Federal Lands

Oversight of Long-Term Concessioners Gao ID: RCED-92-128BR March 20, 1992

Nationwide, the federal government has about 1,500 long-term agreements (five years or more) with private concessioners for recreation services ranging from ski resort operations to raft trips. These concessioners operate on land managed by six federal agencies. This report examines the (1) concessioners' overall performance; (2) concessioners' compliance with federal, state, and local health and safety standards; and (3) reasonableness of prices concessioners charge the public for services.

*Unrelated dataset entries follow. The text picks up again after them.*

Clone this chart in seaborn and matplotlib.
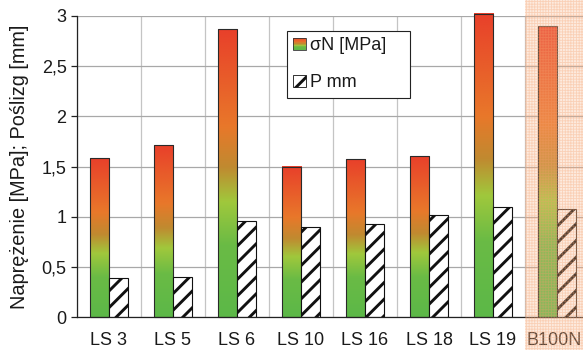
import numpy as np
import pandas as pd
import seaborn as sns
import matplotlib
matplotlib.use("Agg")
import matplotlib.pyplot as plt
from matplotlib.colors import LinearSegmentedColormap
from matplotlib.patches import Rectangle
from matplotlib.legend_handler import HandlerBase
from matplotlib.transforms import blended_transform_factory, ScaledTranslation

# ---------------- data ----------------
categories = ["LS 3", "LS 5", "LS 6", "LS 10", "LS 16", "LS 18", "LS 19", "B100N"]
sigma_N = [1.58, 1.71, 2.87, 1.50, 1.57, 1.60, 3.02, 2.90]
p_mm = [0.39, 0.40, 0.96, 0.90, 0.93, 1.02, 1.10, 1.08]
series_names = ["σN [MPa]", "P mm"]
y_ticks = [0, 0.5, 1, 1.5, 2, 2.5, 3]
y_tick_labels = ["0", "0,5", "1", "1,5", "2", "2,5", "3"]
y_label = "Naprężenie [MPa]; Poślizg [mm]"

df = pd.DataFrame({
    "cat": categories * 2,
    "series": [series_names[0]] * len(categories) + [series_names[1]] * len(categories),
    "val": sigma_N + p_mm,
})

# ---------------- style ----------------
sns.set_style("white")
plt.rcParams["font.family"] = ["Liberation Sans", "DejaVu Sans"]
plt.rcParams["hatch.linewidth"] = 2.1
TXT = "#1a1a1a"

grad = LinearSegmentedColormap.from_list(
    "grad",
    [(0.0, "#5cb848"), (0.25, "#6abb45"), (0.40, "#a0c83c"),
     (0.52, "#c08a30"), (0.66, "#e8782a"), (1.0, "#e8402a")])

fig = plt.figure(figsize=(5.83, 3.5), dpi=100)
ax = fig.add_axes([77 / 583, (350 - 317) / 350, 512 / 583, 301 / 350])

sns.barplot(data=df, x="cat", y="val", hue="series", order=categories,
            hue_order=series_names, width=0.6, ax=ax, legend=False,
            palette=["#ffffff", "#ffffff"], saturation=1)

ax.set_xlim(-0.5, len(categories) - 0.5)
ax.set_ylim(0, 3)

# gradient bars
for p in ax.containers[0]:
    x, w, h = p.get_x(), p.get_width(), p.get_height()
    g = np.linspace(0, 1, 256).reshape(-1, 1)
    ax.imshow(g, cmap=grad, origin="lower", aspect="auto",
              extent=[x, x + w, 0, h], zorder=2, clip_on=False,
              interpolation="bilinear")
    p.set_facecolor("none")
    p.set_edgecolor("#2a2a2a")
    p.set_linewidth(0.8)
    p.set_zorder(3)
    p.set_clip_on(False)

# hatched bars
for p in ax.containers[1]:
    p.set_facecolor("white")
    p.set_edgecolor("#111111")
    p.set_hatch("//")
    p.set_linewidth(0.8)
    p.set_zorder(3)

ax.set_xlim(-0.5, len(categories) - 0.5)
ax.set_ylim(0, 3)

# axes styling
for s in ["top", "right"]:
    ax.spines[s].set_visible(False)
for s in ["left", "bottom"]:
    ax.spines[s].set_color("#222222")
    ax.spines[s].set_linewidth(0.9)
    ax.spines[s].set_zorder(4)

ax.set_yticks(y_ticks)
ax.set_yticklabels(y_tick_labels)
ax.set_xticks(range(len(categories)))
ax.set_xticklabels(categories)
ax.set_xticks(np.arange(-0.5, len(categories) + 0.5, 1), minor=True)
ax.tick_params(axis="x", which="major", length=0, pad=11, labelsize=13, labelcolor=TXT)
ax.tick_params(axis="x", which="minor", length=4, width=0.9, direction="out", color="#222222")
ax.tick_params(axis="y", which="major", length=4, width=0.9, direction="out",
               color="#222222", pad=3.5, labelsize=13, labelcolor=TXT, left=True)
ax.yaxis.grid(True, color="#a8a8a8", linewidth=0.9)
ax.xaxis.grid(True, which="minor", color="#c4c4c4", linewidth=0.9)
ax.set_axisbelow(True)

# nudge the last label so it stays inside the figure
last = ax.get_xticklabels()[-1]
last.set_transform(last.get_transform() + ScaledTranslation(-3 / 100, 0, fig.dpi_scale_trans))

ax.set_xlabel("")
ax.set_ylabel(y_label, fontsize=14.3, color=TXT)
ax.yaxis.set_label_coords(-0.094, 0.5)


# legend with gradient swatch
class GradHandler(HandlerBase):
    def create_artists(self, legend, orig, xd, yd, width, height, fontsize, trans):
        arts = []
        n = 16
        for i in range(n):
            r = Rectangle((-xd, -yd + height * i / n), width, height / n,
                          facecolor=grad((i + 0.5) / n), edgecolor="none",
                          transform=trans)
            arts.append(r)
        arts.append(Rectangle((-xd, -yd), width, height, facecolor="none",
                              edgecolor="#333333", linewidth=0.6, transform=trans))
        return arts


h1 = Rectangle((0, 0), 1, 1, facecolor="none")
h2 = Rectangle((0, 0), 1, 1, facecolor="white", edgecolor="#111111", hatch="//", linewidth=0.6)
leg = ax.legend([h1, h2], series_names, handler_map={h1: GradHandler()},
                loc="upper left", bbox_to_anchor=(0.41, 0.5, 0.24, 0.45),
                mode="expand", borderaxespad=0, fontsize=13, frameon=True,
                fancybox=False, edgecolor="#222222", framealpha=1,
                handlelength=0.7, handleheight=0.7, handletextpad=0.25,
                labelspacing=1.1, borderpad=0.35)
leg.get_frame().set_linewidth(0.8)
for t in leg.get_texts():
    t.set_color(TXT)

# highlighted B100N column
trans = blended_transform_factory(ax.transData, fig.transFigure)
with plt.rc_context({"hatch.linewidth": 0.6}):
    ov = Rectangle((len(categories) - 1.5, 0), 1.2, 1, transform=trans,
                   facecolor=(0.98, 0.72, 0.55, 0.28),
                   edgecolor=(0.96, 0.62, 0.42, 0.35), hatch="++++++",
                   linewidth=0, clip_on=False, zorder=6)
ax.add_patch(ov)

fig.savefig("out.png", dpi=100)
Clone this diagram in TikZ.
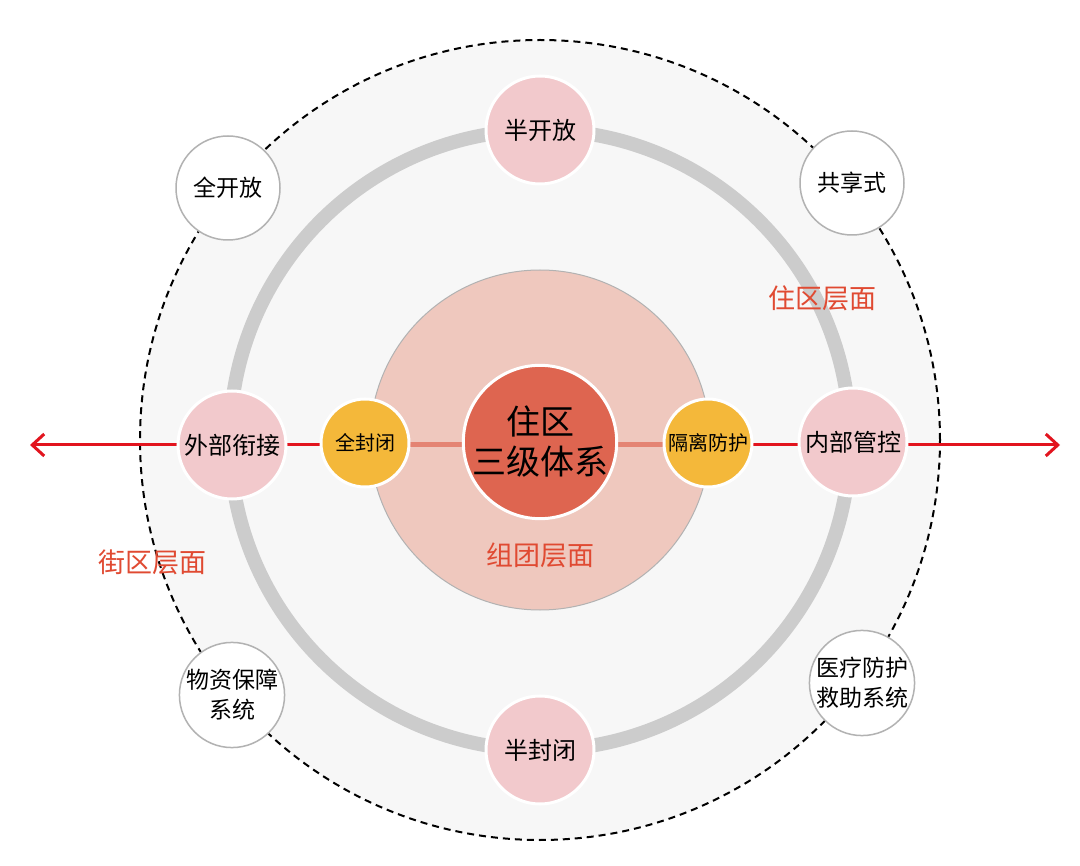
\documentclass[tikz,border=0pt]{standalone}
\usepackage{fontspec}
\setmainfont{Noto Sans CJK SC}
\usetikzlibrary{arrows.meta}
\definecolor{redline}{HTML}{E2141E}
\definecolor{pinkc}{HTML}{F2C9CC}
\definecolor{midc}{HTML}{EFC8BE}
\definecolor{centc}{HTML}{DE6550}
\definecolor{orc}{HTML}{F4B83A}
\definecolor{lab}{HTML}{E04A32}
\begin{document}
\begin{tikzpicture}[x=1pt,y=-1pt,
  pinkn/.style={circle,fill=pinkc,draw=white,line width=3pt,minimum size=108pt,inner sep=0pt,font=\fontsize{24}{28}\selectfont},
  orn/.style={circle,fill=orc,draw=white,line width=3pt,minimum size=88pt,inner sep=0pt,font=\fontsize{20}{24}\selectfont},
  whn/.style={circle,fill=white,draw=gray!60,line width=1.5pt,minimum size=104pt,inner sep=0pt,align=center,font=\fontsize{23}{30}\selectfont},
  lbl/.style={text=lab,font=\fontsize{27}{30}\selectfont}]
\useasboundingbox (0,0) rectangle (1080,866);
\fill[white] (0,0) rectangle (1080,866);
\node[circle,minimum size=800pt,fill=gray!6,draw=black,dash pattern=on 7pt off 5pt,line width=2pt] (outer) at (540,440) {};
\node[circle,minimum size=620pt,draw=gray!40,line width=14pt] (ring) at (540,440) {};
\node[circle,minimum size=340pt,fill=midc,draw=gray!60,line width=1pt] (mid) at (540,440) {};
\coordinate (L) at (30,445);
\coordinate (R) at (1060,445);
\draw[redline,line width=3pt,-{Straight Barb[length=12pt,width=22pt]}] (540,445) -- (R);
\draw[redline,line width=3pt,-{Straight Barb[length=12pt,width=22pt]}] (540,445) -- (L);
\draw[centc!80,line width=5pt] (365,445) -- (708,445);
\node[circle,minimum size=132pt,fill=centc,draw=white,line width=3pt,align=center,inner sep=0pt,font=\fontsize{34}{40}\selectfont] (c) at (540,442) {住区\\三级体系};
\node[pinkn] (a) at (540,130) {半开放};
\node[pinkn] (b) at (540,750) {半封闭};
\node[pinkn] (w) at (232,445) {外部衔接};
\node[pinkn] (n) at (853,442) {内部管控};
\node[orn] (o1) at (365,443) {全封闭};
\node[orn] (o2) at (708,443) {隔离防护};
\node[whn] (q) at (228,188) {全开放};
\node[whn] (g) at (852,183) {共享式};
\node[whn] (m) at (232,695) {物资保障\\系统};
\node[whn] (y) at (862,683) {医疗防护\\救助系统};
\node[lbl] (l1) at (822,298) {住区层面};
\node[lbl] (l2) at (152,562) {街区层面};
\node[lbl] (l3) at (540,555) {组团层面};
\end{tikzpicture}
\end{document}
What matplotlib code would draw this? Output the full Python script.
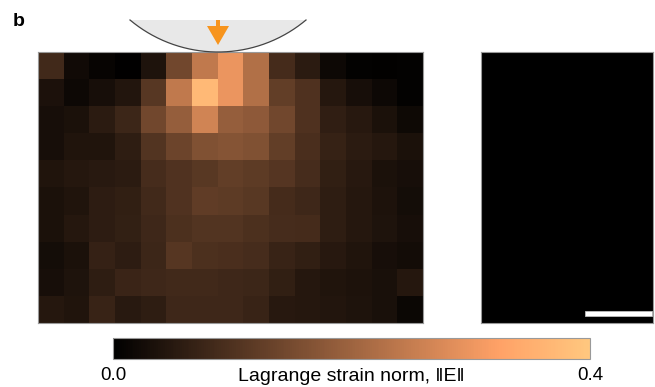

GAO found that: (1) concessioners hold about 1,500 long-term agreements to provide a range of recreation services on land managed by the National Park Service, the Bureau of Land Management, the U.S. Fish and Wildlife Service, the Bureau of Reclamation, the Forest Service, or the Army Corps of Engineers; (2) a review of 12 of the top 100 revenue-producing concessioners indicated that the agencies rated all of the concessioners as satisfactory in their overall performance, satisfactory on health and safety matters, and reasonable in terms of the prices that they charged; (3) agencies rated 47 of 50 randomly selected concessioners as satisfactory in their overall performance, 2 as needing improvement, and 1 as unsatisfactory; (4) the responsible agency subsequently suspended the unsatisfactory concessioner, since it did not meet drinking water quality, food service, or electrical and fire safety standards; (5) the agencies concluded that 43 of the 50 concessioners charged reasonable prices, and did not review the other 7 concessioners' prices, since they did not request an increase; and (6) the federal agencies used the results of inspections conducted by state and local government agencies in evaluating concessioners, but were not always aware when state and local agencies did not perform the inspections.